- [What is needed]: Only the lines from the line containing "Write a component" through the line containing "const pinkY = [0.0408, 0.0408];" should be reproduced, please, with no pictures.

- [Records supplied]:
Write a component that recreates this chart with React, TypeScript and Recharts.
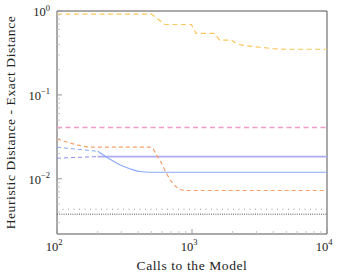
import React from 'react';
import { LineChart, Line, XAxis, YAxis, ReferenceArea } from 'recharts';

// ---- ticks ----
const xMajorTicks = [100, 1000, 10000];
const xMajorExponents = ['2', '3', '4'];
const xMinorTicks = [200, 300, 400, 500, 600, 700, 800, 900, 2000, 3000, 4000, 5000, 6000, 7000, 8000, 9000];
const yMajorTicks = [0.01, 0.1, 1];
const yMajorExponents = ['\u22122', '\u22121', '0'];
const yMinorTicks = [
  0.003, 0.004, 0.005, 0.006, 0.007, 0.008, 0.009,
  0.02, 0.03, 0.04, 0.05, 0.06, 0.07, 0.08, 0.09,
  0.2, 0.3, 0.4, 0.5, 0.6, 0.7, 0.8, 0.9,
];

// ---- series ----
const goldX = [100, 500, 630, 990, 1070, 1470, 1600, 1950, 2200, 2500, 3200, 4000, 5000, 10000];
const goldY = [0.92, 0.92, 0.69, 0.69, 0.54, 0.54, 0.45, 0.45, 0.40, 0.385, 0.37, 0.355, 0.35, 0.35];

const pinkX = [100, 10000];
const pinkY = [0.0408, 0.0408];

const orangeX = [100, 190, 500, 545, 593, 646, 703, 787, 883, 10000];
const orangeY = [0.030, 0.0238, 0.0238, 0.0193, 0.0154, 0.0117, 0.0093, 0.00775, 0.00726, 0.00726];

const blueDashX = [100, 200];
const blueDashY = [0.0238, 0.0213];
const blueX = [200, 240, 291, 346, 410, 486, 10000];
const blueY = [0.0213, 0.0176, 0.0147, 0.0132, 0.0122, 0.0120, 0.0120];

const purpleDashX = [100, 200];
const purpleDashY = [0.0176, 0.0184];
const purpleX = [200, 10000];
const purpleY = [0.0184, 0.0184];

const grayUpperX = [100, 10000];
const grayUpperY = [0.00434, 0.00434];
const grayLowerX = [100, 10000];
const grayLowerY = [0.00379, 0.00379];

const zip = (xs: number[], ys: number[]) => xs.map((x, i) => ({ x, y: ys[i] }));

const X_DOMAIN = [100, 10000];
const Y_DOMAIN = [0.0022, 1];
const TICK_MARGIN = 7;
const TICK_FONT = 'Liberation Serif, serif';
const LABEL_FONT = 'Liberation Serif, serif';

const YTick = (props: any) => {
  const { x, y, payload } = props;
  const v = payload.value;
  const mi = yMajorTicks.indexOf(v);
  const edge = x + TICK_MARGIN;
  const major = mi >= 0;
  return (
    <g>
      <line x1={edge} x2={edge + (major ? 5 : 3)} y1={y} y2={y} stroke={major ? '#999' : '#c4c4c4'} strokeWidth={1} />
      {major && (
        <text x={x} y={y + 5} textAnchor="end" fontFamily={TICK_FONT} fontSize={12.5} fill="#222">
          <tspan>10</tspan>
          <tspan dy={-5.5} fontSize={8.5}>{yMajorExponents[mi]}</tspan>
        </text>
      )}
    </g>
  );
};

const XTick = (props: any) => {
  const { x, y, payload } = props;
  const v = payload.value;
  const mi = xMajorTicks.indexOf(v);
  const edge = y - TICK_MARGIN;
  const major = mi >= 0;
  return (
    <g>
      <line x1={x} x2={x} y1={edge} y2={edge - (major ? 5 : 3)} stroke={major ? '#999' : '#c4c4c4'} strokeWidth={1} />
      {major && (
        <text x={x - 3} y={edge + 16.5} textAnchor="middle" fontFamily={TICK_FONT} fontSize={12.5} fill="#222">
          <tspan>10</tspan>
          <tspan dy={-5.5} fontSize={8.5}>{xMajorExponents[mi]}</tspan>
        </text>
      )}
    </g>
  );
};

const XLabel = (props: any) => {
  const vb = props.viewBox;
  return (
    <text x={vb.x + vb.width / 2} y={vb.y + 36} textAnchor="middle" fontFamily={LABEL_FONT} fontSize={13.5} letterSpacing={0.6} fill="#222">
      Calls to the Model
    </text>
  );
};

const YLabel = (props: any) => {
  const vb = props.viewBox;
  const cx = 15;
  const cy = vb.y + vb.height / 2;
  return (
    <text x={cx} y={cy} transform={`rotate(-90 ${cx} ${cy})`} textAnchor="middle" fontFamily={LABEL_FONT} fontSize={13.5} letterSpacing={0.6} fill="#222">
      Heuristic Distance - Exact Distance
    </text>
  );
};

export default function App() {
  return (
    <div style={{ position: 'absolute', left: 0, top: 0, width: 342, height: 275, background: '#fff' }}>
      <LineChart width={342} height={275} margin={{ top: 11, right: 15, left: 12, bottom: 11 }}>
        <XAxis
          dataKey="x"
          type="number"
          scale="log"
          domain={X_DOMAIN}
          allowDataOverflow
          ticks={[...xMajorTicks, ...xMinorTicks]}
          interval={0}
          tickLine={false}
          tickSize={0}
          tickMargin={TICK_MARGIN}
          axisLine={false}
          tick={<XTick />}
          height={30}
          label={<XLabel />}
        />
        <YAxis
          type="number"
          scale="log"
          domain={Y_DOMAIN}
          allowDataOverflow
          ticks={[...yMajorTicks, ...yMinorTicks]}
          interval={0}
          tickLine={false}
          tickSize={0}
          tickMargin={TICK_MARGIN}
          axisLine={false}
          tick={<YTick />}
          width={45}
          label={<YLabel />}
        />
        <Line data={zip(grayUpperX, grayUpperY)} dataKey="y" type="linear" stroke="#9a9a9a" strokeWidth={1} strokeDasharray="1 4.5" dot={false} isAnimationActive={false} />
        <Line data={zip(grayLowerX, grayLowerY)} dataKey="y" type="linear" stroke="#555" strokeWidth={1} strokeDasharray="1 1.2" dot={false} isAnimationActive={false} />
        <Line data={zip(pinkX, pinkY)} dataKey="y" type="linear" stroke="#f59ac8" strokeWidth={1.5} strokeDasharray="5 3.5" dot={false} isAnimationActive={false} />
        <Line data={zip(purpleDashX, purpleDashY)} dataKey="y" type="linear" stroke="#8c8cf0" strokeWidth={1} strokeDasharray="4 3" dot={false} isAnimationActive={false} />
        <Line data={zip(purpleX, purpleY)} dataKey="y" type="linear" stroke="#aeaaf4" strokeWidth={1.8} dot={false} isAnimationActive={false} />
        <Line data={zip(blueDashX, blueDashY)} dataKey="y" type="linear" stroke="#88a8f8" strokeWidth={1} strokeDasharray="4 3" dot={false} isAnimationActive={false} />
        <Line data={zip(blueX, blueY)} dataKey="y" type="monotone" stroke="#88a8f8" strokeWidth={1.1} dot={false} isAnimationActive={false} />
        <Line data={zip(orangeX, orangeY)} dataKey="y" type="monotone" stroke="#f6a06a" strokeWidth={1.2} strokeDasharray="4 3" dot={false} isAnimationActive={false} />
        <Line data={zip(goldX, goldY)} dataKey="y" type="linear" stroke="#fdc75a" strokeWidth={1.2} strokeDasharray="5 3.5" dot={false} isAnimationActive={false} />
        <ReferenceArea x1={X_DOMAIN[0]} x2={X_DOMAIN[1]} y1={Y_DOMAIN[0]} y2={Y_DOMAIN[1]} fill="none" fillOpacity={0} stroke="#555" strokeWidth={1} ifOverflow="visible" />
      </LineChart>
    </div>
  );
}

--

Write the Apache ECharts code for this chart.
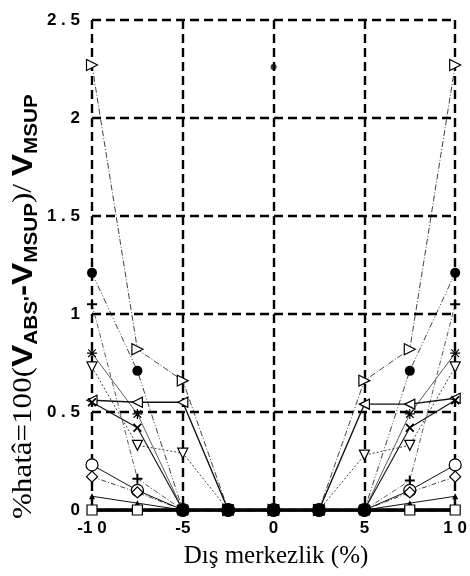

---

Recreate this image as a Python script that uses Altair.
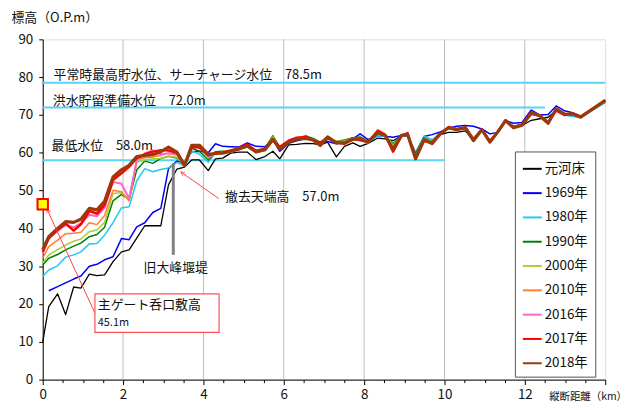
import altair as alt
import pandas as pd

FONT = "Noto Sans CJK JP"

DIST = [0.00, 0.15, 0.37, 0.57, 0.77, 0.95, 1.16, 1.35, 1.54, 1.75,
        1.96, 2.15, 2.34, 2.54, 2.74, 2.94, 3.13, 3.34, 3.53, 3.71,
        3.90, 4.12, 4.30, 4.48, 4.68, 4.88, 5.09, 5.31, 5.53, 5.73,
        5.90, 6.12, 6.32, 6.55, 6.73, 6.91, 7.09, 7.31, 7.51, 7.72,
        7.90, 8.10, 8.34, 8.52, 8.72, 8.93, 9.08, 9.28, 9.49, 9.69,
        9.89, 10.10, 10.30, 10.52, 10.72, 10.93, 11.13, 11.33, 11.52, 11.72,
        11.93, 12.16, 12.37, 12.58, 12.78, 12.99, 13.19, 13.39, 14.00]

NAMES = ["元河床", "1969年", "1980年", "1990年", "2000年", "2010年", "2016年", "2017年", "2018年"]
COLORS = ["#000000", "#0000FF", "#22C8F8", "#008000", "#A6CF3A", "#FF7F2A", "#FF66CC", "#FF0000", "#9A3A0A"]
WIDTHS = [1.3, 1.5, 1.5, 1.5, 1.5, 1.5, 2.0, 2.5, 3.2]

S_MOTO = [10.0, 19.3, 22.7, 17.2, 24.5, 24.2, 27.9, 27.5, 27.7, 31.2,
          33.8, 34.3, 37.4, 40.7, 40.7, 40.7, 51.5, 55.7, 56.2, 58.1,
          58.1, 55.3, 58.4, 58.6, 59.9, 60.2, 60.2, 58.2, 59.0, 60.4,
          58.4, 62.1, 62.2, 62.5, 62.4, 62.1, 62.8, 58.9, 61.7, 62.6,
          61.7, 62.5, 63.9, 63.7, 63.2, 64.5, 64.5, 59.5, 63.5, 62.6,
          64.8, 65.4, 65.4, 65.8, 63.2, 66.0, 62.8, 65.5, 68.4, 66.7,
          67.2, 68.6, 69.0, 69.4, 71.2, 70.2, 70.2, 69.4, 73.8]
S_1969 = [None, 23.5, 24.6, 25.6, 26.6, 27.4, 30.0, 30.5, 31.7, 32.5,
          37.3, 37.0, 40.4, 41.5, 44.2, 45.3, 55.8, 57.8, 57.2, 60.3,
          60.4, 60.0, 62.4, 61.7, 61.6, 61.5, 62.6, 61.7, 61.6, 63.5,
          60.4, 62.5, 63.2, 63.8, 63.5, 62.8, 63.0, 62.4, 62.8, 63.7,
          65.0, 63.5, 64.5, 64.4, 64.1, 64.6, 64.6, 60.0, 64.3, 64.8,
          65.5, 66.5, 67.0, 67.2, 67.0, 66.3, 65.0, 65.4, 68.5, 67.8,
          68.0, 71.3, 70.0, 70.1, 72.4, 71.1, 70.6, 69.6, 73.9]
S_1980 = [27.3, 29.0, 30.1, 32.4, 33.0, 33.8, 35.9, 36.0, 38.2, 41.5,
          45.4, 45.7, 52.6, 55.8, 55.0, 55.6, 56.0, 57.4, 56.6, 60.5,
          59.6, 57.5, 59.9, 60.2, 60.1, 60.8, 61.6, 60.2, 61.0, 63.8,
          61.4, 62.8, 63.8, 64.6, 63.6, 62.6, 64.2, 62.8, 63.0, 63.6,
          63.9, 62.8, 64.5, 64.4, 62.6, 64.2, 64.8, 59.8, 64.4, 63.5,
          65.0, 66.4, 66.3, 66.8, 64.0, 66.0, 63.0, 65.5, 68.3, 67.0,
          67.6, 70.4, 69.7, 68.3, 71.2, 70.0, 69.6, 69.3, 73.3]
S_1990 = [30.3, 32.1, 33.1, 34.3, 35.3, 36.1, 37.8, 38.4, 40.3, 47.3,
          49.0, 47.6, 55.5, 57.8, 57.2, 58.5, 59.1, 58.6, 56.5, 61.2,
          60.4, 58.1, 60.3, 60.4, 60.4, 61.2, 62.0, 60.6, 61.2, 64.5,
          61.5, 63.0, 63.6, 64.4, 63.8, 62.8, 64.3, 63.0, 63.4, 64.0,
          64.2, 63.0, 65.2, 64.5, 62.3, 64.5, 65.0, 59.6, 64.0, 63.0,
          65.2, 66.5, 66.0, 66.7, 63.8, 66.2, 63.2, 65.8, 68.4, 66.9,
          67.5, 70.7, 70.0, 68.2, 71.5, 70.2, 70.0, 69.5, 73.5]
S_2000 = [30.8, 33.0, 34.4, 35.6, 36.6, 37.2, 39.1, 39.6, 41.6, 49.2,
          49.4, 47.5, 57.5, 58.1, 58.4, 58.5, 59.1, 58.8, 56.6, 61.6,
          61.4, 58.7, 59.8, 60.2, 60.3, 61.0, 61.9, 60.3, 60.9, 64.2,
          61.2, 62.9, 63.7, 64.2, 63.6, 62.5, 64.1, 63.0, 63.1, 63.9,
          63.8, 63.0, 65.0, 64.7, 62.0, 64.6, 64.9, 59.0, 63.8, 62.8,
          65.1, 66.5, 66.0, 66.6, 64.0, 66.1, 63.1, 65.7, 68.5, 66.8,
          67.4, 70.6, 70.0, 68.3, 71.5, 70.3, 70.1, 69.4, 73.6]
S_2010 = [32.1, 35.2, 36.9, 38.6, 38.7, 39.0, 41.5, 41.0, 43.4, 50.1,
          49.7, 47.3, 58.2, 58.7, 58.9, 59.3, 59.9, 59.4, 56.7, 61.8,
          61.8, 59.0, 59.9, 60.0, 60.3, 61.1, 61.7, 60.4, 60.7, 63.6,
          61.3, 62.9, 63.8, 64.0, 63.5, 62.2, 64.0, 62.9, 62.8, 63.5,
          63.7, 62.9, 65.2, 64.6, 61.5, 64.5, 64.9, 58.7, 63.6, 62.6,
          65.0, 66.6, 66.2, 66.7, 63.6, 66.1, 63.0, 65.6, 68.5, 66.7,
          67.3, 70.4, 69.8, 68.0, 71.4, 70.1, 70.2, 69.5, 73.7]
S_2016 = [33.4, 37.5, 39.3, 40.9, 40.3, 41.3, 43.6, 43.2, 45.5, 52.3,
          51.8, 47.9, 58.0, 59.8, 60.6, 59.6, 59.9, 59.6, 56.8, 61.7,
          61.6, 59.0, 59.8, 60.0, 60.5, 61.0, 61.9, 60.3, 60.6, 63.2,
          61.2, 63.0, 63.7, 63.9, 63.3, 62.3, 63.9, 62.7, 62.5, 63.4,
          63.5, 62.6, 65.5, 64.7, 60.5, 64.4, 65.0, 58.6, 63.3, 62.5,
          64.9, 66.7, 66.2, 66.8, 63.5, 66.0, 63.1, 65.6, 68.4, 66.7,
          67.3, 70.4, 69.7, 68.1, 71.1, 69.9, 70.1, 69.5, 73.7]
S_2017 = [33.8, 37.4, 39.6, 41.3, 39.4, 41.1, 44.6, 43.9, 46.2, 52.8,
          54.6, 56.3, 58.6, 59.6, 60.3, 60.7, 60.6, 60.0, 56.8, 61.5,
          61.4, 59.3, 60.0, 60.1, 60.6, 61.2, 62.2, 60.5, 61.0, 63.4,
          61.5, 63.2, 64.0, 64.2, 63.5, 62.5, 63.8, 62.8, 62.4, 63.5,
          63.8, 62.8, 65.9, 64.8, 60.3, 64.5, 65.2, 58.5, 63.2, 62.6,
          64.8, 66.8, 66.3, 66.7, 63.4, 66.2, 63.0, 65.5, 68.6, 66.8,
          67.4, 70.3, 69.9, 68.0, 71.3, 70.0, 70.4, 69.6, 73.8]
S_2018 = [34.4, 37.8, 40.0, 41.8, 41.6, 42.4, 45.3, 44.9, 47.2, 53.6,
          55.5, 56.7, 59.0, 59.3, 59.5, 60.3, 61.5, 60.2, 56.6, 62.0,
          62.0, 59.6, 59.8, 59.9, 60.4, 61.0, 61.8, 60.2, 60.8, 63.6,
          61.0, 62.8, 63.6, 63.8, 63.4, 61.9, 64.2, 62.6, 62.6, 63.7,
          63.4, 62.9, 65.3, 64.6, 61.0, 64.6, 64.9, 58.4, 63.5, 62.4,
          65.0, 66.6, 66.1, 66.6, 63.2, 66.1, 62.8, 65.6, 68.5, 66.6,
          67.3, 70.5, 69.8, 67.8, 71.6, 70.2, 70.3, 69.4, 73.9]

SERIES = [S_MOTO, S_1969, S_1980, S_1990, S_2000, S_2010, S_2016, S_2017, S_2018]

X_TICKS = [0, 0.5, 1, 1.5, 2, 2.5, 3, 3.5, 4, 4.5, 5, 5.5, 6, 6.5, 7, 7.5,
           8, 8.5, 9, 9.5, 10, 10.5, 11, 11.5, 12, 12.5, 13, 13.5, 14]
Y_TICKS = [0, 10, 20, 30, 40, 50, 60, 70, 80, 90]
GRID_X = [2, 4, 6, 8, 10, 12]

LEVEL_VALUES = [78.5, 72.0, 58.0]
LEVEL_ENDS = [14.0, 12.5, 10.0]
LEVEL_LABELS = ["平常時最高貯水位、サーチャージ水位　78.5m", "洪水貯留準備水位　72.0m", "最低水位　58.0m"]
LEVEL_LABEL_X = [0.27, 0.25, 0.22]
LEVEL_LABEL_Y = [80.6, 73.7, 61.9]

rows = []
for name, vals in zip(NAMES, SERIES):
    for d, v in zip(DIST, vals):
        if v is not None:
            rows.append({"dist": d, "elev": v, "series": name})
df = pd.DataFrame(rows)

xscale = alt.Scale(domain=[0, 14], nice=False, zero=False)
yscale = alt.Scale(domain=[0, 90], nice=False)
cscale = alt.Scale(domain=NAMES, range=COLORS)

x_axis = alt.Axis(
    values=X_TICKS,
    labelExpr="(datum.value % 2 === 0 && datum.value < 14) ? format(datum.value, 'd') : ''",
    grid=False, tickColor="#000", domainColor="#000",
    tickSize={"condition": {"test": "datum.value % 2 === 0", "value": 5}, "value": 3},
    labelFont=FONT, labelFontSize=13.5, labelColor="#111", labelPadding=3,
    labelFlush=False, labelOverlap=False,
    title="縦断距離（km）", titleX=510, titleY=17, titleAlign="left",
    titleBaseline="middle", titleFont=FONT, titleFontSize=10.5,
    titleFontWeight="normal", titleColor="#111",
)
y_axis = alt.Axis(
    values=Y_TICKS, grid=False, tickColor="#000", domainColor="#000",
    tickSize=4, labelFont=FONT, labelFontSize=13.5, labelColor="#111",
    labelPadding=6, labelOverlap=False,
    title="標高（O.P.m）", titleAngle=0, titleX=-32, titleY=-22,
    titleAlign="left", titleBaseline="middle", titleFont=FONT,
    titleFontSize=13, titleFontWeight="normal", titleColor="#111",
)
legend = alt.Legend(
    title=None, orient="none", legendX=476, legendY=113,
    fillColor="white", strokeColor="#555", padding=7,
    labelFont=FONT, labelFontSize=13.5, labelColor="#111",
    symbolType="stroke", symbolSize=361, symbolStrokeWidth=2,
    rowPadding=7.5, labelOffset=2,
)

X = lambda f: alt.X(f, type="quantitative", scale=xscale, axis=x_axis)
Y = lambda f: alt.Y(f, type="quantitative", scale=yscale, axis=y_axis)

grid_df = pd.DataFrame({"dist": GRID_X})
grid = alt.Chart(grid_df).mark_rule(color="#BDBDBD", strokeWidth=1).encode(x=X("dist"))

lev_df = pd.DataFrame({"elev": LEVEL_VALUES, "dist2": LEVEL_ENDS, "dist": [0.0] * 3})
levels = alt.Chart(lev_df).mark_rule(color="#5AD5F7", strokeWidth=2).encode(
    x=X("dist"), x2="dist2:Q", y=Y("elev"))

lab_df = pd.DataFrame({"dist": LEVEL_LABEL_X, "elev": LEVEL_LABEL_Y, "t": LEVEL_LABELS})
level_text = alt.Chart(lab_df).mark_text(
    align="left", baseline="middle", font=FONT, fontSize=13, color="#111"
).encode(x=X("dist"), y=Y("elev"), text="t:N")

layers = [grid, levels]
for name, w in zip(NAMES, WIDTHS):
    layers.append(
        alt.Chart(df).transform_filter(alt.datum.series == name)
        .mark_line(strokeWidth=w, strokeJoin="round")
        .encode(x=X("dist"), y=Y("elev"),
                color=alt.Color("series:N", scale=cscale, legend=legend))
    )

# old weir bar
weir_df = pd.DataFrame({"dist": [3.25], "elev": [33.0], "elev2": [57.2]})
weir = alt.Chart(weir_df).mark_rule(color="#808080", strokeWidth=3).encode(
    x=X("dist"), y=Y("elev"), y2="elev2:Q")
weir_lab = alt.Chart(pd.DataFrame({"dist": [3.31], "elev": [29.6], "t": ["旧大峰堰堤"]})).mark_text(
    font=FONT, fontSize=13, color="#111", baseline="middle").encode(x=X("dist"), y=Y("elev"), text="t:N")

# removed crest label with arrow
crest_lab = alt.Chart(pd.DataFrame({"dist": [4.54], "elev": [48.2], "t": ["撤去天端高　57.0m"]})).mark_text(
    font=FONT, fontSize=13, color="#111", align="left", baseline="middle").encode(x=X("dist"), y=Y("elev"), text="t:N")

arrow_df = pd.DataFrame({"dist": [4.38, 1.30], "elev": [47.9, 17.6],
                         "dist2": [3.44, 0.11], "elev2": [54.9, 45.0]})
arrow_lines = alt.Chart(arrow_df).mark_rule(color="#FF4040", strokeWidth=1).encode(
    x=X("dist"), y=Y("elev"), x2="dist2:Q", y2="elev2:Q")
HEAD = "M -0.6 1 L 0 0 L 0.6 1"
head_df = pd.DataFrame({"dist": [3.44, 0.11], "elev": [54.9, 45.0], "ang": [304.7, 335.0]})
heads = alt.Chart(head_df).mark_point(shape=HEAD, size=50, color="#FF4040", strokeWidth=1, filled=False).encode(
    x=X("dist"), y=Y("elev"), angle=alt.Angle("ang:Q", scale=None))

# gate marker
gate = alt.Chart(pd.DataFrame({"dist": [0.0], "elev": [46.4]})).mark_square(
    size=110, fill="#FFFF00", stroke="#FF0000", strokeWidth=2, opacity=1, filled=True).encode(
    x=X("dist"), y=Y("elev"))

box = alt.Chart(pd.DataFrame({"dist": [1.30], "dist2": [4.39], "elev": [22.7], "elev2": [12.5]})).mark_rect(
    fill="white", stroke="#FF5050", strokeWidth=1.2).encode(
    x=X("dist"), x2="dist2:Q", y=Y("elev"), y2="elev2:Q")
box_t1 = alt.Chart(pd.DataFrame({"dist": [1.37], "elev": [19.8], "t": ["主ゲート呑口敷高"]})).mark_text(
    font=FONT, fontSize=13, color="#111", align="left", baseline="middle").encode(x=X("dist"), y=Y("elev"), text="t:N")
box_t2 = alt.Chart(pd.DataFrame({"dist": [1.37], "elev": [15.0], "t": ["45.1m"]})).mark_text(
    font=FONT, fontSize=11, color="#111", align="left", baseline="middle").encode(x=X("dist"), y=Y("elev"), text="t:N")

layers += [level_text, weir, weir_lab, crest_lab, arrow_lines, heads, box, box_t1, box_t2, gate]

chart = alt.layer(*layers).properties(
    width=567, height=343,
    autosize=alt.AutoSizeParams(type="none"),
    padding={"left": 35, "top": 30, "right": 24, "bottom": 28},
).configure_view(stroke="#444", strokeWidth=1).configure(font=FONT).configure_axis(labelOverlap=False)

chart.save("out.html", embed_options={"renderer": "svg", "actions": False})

- [Solution]:
Write a component that recreates this chart with React, TypeScript and Recharts.
import React from 'react';
import { LineChart, Line, XAxis, YAxis, ReferenceArea } from 'recharts';

// ---- ticks ----
const xMajorTicks = [100, 1000, 10000];
const xMajorExponents = ['2', '3', '4'];
const xMinorTicks = [200, 300, 400, 500, 600, 700, 800, 900, 2000, 3000, 4000, 5000, 6000, 7000, 8000, 9000];
const yMajorTicks = [0.01, 0.1, 1];
const yMajorExponents = ['\u22122', '\u22121', '0'];
const yMinorTicks = [
  0.003, 0.004, 0.005, 0.006, 0.007, 0.008, 0.009,
  0.02, 0.03, 0.04, 0.05, 0.06, 0.07, 0.08, 0.09,
  0.2, 0.3, 0.4, 0.5, 0.6, 0.7, 0.8, 0.9,
];

// ---- series ----
const goldX = [100, 500, 630, 990, 1070, 1470, 1600, 1950, 2200, 2500, 3200, 4000, 5000, 10000];
const goldY = [0.92, 0.92, 0.69, 0.69, 0.54, 0.54, 0.45, 0.45, 0.40, 0.385, 0.37, 0.355, 0.35, 0.35];

const pinkX = [100, 10000];
const pinkY = [0.0408, 0.0408];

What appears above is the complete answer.